What is asked -
In the entries below, print exactly the lines from the first through the one with "freq_step_mhz = 0.5", both included, and none of the pictures.

[Source records]
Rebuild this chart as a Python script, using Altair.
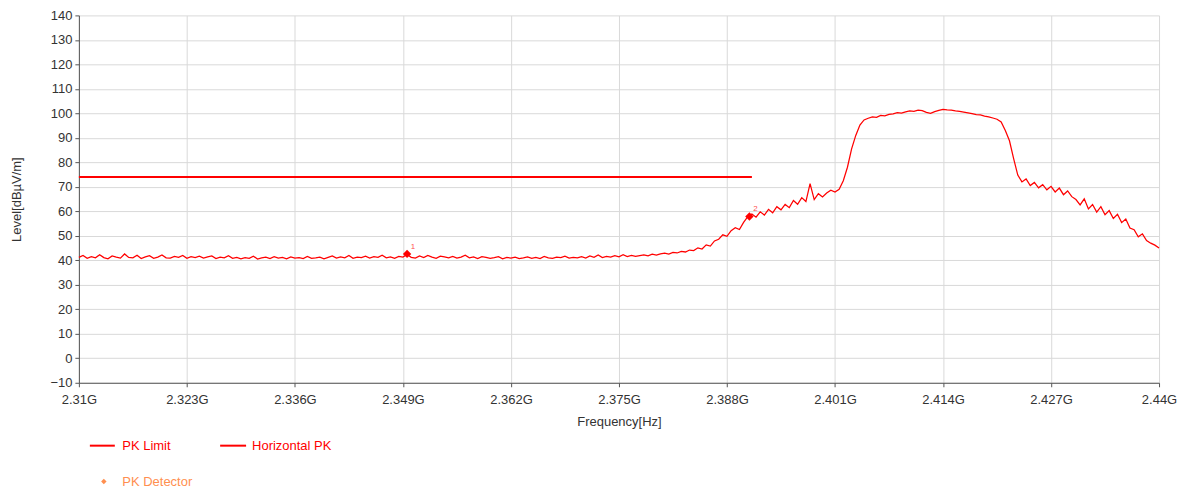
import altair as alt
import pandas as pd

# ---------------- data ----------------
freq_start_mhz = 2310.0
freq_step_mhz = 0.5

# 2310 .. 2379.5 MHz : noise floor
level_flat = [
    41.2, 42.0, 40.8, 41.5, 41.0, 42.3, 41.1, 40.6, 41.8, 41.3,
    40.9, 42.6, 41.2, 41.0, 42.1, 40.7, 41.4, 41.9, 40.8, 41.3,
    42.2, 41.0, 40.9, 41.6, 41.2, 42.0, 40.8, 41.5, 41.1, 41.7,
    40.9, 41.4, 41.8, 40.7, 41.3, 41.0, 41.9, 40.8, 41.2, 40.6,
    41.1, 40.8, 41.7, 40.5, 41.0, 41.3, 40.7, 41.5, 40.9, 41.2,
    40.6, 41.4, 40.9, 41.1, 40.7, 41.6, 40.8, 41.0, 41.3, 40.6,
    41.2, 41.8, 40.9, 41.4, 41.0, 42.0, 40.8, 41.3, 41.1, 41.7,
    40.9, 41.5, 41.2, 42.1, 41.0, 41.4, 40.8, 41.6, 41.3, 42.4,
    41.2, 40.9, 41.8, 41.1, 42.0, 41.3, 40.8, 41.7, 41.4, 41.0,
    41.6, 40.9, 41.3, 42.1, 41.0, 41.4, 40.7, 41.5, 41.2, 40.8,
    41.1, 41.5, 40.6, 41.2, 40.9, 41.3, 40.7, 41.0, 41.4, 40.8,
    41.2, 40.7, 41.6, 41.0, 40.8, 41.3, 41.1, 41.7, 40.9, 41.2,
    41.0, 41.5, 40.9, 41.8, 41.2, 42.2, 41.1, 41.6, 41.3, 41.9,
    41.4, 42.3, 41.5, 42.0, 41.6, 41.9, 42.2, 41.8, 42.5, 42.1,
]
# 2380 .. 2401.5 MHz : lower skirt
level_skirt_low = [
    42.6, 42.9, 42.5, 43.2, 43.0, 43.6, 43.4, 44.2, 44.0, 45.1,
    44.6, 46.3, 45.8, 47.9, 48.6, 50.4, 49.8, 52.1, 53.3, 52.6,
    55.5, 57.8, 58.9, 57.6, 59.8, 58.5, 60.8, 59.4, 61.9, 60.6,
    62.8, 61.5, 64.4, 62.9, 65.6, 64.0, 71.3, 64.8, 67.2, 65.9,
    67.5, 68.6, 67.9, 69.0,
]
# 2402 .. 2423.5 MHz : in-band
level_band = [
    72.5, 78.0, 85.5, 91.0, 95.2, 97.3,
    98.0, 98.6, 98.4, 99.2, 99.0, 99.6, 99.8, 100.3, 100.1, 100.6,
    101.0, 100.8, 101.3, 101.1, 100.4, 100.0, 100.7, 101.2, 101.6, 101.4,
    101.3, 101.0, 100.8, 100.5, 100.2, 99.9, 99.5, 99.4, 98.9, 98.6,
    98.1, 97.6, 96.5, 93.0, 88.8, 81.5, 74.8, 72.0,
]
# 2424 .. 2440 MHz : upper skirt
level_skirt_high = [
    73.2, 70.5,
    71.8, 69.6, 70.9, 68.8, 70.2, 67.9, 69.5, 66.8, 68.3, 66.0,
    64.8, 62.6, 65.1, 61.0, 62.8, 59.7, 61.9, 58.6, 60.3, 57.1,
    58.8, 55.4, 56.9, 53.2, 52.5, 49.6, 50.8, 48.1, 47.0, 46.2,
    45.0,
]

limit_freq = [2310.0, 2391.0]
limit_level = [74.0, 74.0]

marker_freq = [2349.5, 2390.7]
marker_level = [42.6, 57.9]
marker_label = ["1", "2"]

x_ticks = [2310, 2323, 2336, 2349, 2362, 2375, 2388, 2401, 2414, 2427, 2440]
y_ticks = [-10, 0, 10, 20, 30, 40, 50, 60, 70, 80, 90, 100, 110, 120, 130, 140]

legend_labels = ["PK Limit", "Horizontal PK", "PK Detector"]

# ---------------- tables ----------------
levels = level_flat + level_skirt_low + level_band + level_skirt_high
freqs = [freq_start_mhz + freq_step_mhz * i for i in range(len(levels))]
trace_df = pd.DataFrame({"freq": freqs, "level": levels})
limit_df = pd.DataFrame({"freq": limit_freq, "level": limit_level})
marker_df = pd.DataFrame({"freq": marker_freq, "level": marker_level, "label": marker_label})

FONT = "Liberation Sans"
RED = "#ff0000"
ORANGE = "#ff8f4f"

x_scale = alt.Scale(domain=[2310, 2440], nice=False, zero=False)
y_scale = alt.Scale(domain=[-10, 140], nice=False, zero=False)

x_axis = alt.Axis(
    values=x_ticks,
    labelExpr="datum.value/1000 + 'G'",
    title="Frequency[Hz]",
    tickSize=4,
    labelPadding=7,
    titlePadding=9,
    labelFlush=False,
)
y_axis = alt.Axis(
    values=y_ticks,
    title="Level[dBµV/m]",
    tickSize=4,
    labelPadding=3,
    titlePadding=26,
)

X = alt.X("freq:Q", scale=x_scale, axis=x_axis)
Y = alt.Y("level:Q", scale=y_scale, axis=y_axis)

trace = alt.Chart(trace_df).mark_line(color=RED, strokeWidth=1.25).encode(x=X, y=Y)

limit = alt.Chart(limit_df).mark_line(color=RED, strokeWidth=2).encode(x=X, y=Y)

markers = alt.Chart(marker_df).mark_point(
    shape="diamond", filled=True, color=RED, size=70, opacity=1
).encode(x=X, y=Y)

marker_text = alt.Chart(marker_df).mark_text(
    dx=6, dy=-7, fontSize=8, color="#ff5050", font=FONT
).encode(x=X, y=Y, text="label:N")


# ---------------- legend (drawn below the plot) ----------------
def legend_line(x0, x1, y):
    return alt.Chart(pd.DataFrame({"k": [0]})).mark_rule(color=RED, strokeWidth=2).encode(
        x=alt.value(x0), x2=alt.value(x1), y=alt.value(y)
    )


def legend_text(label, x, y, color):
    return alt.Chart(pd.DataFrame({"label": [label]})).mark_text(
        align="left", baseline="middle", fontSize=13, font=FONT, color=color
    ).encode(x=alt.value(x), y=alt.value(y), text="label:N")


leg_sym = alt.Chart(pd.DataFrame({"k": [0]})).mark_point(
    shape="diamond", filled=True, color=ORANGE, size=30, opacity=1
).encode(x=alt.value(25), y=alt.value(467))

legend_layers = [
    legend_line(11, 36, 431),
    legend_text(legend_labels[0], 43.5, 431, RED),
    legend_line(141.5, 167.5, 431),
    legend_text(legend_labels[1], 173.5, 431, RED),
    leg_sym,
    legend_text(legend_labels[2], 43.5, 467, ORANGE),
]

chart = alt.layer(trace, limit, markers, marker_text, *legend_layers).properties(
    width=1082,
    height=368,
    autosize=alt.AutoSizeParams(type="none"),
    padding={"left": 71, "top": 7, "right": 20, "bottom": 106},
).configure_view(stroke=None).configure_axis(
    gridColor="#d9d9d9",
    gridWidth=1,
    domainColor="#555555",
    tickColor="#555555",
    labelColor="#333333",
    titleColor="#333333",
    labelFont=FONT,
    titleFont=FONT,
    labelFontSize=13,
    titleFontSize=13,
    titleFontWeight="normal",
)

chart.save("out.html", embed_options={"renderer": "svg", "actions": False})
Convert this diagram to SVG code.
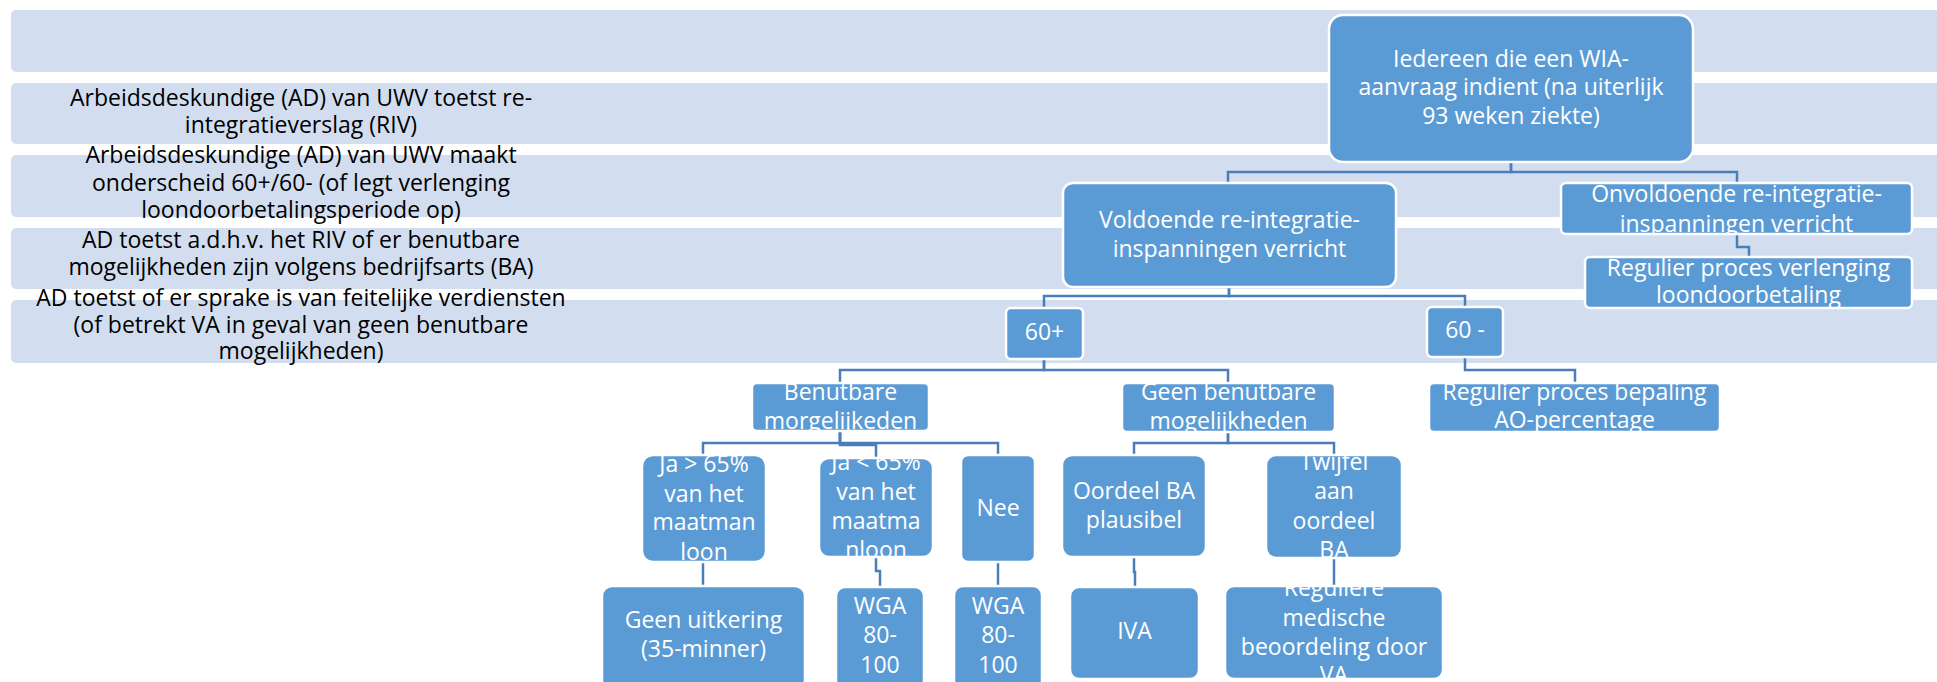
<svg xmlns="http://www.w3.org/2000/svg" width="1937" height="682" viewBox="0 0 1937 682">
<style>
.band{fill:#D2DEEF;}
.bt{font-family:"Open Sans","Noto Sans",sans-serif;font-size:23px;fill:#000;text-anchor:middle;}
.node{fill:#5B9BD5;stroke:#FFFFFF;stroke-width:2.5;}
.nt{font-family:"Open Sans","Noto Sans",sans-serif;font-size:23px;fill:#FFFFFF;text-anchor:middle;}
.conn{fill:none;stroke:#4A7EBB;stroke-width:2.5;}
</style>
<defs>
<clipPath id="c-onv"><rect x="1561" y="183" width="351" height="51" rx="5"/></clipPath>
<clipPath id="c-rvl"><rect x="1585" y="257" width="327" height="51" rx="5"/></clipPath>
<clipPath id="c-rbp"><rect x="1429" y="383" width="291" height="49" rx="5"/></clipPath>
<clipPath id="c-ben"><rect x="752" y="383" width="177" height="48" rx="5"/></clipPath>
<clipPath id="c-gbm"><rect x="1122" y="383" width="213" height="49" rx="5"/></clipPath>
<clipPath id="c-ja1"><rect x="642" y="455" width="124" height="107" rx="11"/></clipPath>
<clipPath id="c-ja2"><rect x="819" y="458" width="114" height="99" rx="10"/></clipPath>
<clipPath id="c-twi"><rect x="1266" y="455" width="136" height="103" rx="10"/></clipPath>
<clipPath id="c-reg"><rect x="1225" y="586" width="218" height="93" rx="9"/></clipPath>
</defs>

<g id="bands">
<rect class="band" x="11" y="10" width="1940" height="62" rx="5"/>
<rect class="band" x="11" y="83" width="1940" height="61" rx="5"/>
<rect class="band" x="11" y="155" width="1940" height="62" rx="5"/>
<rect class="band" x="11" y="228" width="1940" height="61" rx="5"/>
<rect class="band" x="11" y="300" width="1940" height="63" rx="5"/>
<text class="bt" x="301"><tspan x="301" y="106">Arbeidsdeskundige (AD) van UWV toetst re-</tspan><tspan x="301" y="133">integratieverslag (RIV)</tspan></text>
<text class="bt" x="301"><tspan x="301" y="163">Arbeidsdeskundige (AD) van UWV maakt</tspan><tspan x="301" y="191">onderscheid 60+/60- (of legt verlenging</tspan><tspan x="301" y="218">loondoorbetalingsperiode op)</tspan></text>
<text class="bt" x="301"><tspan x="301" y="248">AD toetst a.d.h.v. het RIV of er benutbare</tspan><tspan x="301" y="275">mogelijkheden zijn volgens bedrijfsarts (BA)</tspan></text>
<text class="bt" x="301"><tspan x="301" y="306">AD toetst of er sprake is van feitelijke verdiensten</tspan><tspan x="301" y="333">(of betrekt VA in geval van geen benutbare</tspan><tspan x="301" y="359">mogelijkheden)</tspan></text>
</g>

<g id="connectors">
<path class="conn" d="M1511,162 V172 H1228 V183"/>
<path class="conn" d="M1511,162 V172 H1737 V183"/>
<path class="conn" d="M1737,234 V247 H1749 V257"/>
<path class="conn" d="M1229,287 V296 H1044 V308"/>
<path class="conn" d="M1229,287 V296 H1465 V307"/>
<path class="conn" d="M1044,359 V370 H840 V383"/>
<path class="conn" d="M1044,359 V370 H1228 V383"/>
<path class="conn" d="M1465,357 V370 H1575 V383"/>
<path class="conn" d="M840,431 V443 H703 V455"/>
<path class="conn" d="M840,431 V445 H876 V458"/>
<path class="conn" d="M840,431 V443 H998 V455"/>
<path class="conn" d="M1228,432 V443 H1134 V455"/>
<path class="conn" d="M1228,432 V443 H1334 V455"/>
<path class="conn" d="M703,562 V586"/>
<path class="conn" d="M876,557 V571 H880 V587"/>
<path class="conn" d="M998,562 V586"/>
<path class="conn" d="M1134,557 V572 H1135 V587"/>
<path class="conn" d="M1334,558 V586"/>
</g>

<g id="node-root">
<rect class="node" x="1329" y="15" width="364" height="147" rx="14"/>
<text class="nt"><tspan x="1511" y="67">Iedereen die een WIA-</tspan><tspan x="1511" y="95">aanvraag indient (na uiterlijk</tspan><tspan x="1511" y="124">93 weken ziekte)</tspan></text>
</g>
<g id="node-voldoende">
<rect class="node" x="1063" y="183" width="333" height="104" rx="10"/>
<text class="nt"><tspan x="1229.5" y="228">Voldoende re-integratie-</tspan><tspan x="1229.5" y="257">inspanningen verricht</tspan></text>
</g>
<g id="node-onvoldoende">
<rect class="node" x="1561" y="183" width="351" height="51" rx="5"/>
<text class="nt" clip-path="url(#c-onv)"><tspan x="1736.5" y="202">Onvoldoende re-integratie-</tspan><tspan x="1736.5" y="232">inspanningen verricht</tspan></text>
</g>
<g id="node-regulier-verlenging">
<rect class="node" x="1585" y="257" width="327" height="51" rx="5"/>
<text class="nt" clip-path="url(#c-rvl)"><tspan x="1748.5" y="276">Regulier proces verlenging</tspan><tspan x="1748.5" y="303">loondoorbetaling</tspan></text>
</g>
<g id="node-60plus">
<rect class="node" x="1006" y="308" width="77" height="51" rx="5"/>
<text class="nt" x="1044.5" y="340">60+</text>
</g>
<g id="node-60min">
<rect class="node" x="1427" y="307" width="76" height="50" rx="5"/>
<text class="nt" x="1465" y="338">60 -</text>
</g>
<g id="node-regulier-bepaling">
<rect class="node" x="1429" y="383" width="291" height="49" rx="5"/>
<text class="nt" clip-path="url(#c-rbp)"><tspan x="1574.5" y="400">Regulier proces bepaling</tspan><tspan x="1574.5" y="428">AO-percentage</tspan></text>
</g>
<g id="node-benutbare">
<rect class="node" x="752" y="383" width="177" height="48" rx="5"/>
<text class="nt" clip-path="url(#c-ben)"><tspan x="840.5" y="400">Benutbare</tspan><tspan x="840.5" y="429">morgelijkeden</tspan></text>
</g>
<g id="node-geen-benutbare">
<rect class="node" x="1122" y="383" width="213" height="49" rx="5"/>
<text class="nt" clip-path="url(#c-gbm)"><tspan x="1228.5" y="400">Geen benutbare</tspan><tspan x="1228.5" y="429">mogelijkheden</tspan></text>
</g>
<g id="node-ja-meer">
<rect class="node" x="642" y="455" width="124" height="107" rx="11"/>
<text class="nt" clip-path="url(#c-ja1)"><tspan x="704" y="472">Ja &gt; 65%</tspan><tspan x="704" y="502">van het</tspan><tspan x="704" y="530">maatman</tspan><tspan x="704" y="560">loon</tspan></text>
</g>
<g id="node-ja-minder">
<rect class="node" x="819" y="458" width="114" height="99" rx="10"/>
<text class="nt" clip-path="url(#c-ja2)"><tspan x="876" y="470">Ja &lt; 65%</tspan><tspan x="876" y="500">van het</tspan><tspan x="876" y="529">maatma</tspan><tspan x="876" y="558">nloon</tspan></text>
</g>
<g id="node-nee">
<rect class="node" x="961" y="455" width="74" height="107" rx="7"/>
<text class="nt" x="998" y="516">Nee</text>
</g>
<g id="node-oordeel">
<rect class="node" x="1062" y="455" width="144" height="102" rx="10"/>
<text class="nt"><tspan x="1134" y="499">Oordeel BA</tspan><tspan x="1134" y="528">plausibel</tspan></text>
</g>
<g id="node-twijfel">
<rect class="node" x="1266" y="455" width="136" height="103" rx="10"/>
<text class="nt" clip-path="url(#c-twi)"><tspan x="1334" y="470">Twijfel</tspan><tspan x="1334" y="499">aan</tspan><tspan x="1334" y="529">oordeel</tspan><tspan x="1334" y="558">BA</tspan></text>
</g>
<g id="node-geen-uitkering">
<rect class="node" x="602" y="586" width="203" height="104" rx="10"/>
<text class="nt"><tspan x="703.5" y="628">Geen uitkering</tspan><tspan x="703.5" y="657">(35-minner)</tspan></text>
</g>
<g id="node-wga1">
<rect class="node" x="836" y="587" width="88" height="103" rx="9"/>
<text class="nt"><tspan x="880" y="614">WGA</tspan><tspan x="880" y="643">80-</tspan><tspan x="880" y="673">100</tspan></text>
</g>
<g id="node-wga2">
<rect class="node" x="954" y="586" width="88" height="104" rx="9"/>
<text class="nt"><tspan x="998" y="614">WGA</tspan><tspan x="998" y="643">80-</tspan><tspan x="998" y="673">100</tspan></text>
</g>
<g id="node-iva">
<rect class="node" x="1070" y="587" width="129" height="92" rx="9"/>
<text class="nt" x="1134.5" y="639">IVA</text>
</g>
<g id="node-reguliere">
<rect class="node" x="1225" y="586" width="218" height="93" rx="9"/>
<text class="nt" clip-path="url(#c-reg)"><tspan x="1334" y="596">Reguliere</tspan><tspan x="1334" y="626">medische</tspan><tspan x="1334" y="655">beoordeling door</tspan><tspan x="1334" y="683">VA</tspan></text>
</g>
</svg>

Task solution -
Rebuild this chart as a Python script, using Altair.
import altair as alt
import pandas as pd

# ---------------- data ----------------
freq_start_mhz = 2310.0
freq_step_mhz = 0.5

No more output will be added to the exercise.